Prompt »
Images are not part of the copy; transcribe all the data exactly.

Data segment »
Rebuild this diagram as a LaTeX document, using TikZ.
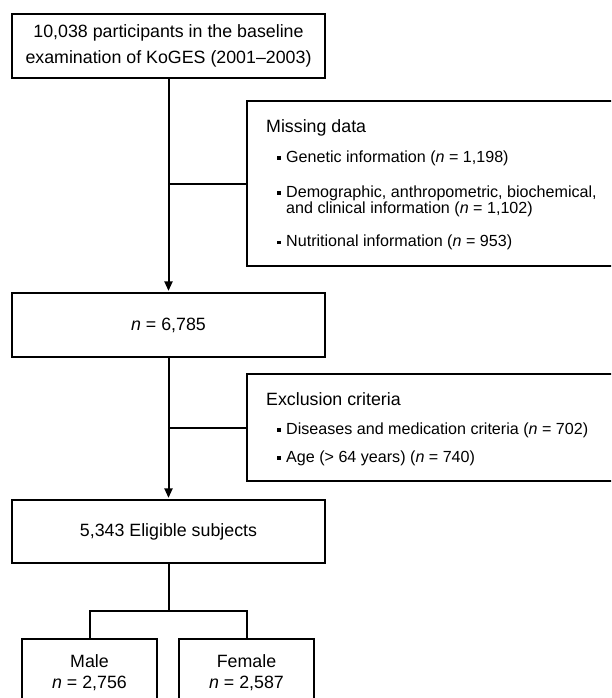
\documentclass[tikz,border=0pt]{standalone}
\usepackage{fontspec}
\setmainfont{Liberation Sans}
\usetikzlibrary{arrows.meta}
\newcommand{\bsq}{\rule[2.3pt]{3.6pt}{3.6pt}\hspace{5.4pt}}
\begin{document}
\begin{tikzpicture}[x=1pt,y=-1pt,
  boxline/.style={draw=black, line width=2.2pt, inner sep=0pt},
  mainbox/.style={boxline, minimum width=313pt, align=center,
    font=\fontsize{17.8}{26}\selectfont},
  sidebox/.style={boxline, minimum width=393pt},
  subbox/.style={boxline, minimum width=135pt, minimum height=110pt},
  sidetxt/.style={anchor=base west, inner sep=0pt,
    font=\fontsize{16.1}{16}\selectfont},
  sidetitle/.style={sidetxt, font=\fontsize{17.8}{18}\selectfont},
  subtxt/.style={align=center, inner sep=0pt,
    font=\fontsize{17.8}{21}\selectfont},
  conn/.style={draw=black, line width=2pt},
  arr/.style={conn, -{Triangle[length=9.5pt,width=8pt]}, shorten >=1pt}
]
\useasboundingbox (0,0) rectangle (611,698);
\clip (0,0) rectangle (611,698);

% main boxes
\node[mainbox, minimum height=64pt] (base) at (168.5,46)
  {10,038 participants in the baseline\\examination of KoGES (2001–2003)};
\node[mainbox, minimum height=64pt] (mid) at (168.5,325) {\textit{n} = 6,785};
\node[mainbox, minimum height=63pt] (elig) at (168.5,531.5) {5,343 Eligible subjects};

% side boxes
\node[sidebox, minimum height=165pt] (miss) at (443.5,183.5) {};
\node[sidetitle] (m0) at (266,132) {Missing data};
\node[sidetxt] (m1) at (277,162) {\bsq Genetic information (\textit{n} = 1,198)};
\node[sidetxt] (m2) at (277,197) {\bsq Demographic, anthropometric, biochemical,};
\node[sidetxt] (m2b) at (286,213) {and clinical information (\textit{n} = 1,102)};
\node[sidetxt] (m3) at (277,246.5) {\bsq Nutritional information (\textit{n} = 953)};

\node[sidebox, minimum height=107pt] (excl) at (443.5,427.5) {};
\node[sidetitle] (e0) at (266,405) {Exclusion criteria};
\node[sidetxt] (e1) at (277,434) {\bsq Diseases and medication criteria (\textit{n} = 702)};
\node[sidetxt] (e2) at (277,462) {\bsq Age (> 64 years) (\textit{n} = 740)};

% sub boxes
\node[subbox] (male) at (89.5,694) {};
\node[subtxt] (maletxt) at (89.5,673) {Male\\\textit{n} = 2,756};
\node[subbox] (female) at (246.5,694) {};
\node[subtxt] (femaletxt) at (246.5,673) {Female\\\textit{n} = 2,587};

% connectors
\draw[arr] (base.south) -- (mid.north);
\draw[conn] (base.south |- miss.west) -- (miss.west);
\draw[arr] (mid.south) -- (elig.north);
\draw[conn] (mid.south |- excl.west) -- (excl.west);
\draw[conn] (elig.south) -- ++(0,47) coordinate (split);
\draw[conn] (male.north) |- (split) -| (female.north);
\end{tikzpicture}
\end{document}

Solution to this problem »
Rebuild this diagram as a LaTeX document, using TikZ.
\documentclass[tikz,border=0pt]{standalone}
\usepackage{fontspec}
\setmainfont{Liberation Sans}
\usetikzlibrary{arrows.meta}
\newcommand{\bsq}{\rule[2.3pt]{3.6pt}{3.6pt}\hspace{5.4pt}}
\begin{document}
\begin{tikzpicture}[x=1pt,y=-1pt,
  boxline/.style={draw=black, line width=2.2pt, inner sep=0pt},
  mainbox/.style={boxline, minimum width=313pt, align=center,
    font=\fontsize{17.8}{26}\selectfont},
  sidebox/.style={boxline, minimum width=393pt},
  subbox/.style={boxline, minimum width=135pt, minimum height=110pt},
  sidetxt/.style={anchor=base west, inner sep=0pt,
    font=\fontsize{16.1}{16}\selectfont},
  sidetitle/.style={sidetxt, font=\fontsize{17.8}{18}\selectfont},
  subtxt/.style={align=center, inner sep=0pt,
    font=\fontsize{17.8}{21}\selectfont},
  conn/.style={draw=black, line width=2pt},
  arr/.style={conn, -{Triangle[length=9.5pt,width=8pt]}, shorten >=1pt}
]
\useasboundingbox (0,0) rectangle (611,698);
\clip (0,0) rectangle (611,698);

% main boxes
\node[mainbox, minimum height=64pt] (base) at (168.5,46)
  {10,038 participants in the baseline\\examination of KoGES (2001–2003)};
\node[mainbox, minimum height=64pt] (mid) at (168.5,325) {\textit{n} = 6,785};
\node[mainbox, minimum height=63pt] (elig) at (168.5,531.5) {5,343 Eligible subjects};

% side boxes
\node[sidebox, minimum height=165pt] (miss) at (443.5,183.5) {};
\node[sidetitle] (m0) at (266,132) {Missing data};
\node[sidetxt] (m1) at (277,162) {\bsq Genetic information (\textit{n} = 1,198)};
\node[sidetxt] (m2) at (277,197) {\bsq Demographic, anthropometric, biochemical,};
\node[sidetxt] (m2b) at (286,213) {and clinical information (\textit{n} = 1,102)};
\node[sidetxt] (m3) at (277,246.5) {\bsq Nutritional information (\textit{n} = 953)};

\node[sidebox, minimum height=107pt] (excl) at (443.5,427.5) {};
\node[sidetitle] (e0) at (266,405) {Exclusion criteria};
\node[sidetxt] (e1) at (277,434) {\bsq Diseases and medication criteria (\textit{n} = 702)};
\node[sidetxt] (e2) at (277,462) {\bsq Age (> 64 years) (\textit{n} = 740)};

% sub boxes
\node[subbox] (male) at (89.5,694) {};
\node[subtxt] (maletxt) at (89.5,673) {Male\\\textit{n} = 2,756};
\node[subbox] (female) at (246.5,694) {};
\node[subtxt] (femaletxt) at (246.5,673) {Female\\\textit{n} = 2,587};

% connectors
\draw[arr] (base.south) -- (mid.north);
\draw[conn] (base.south |- miss.west) -- (miss.west);
\draw[arr] (mid.south) -- (elig.north);
\draw[conn] (mid.south |- excl.west) -- (excl.west);
\draw[conn] (elig.south) -- ++(0,47) coordinate (split);
\draw[conn] (male.north) |- (split) -| (female.north);
\end{tikzpicture}
\end{document}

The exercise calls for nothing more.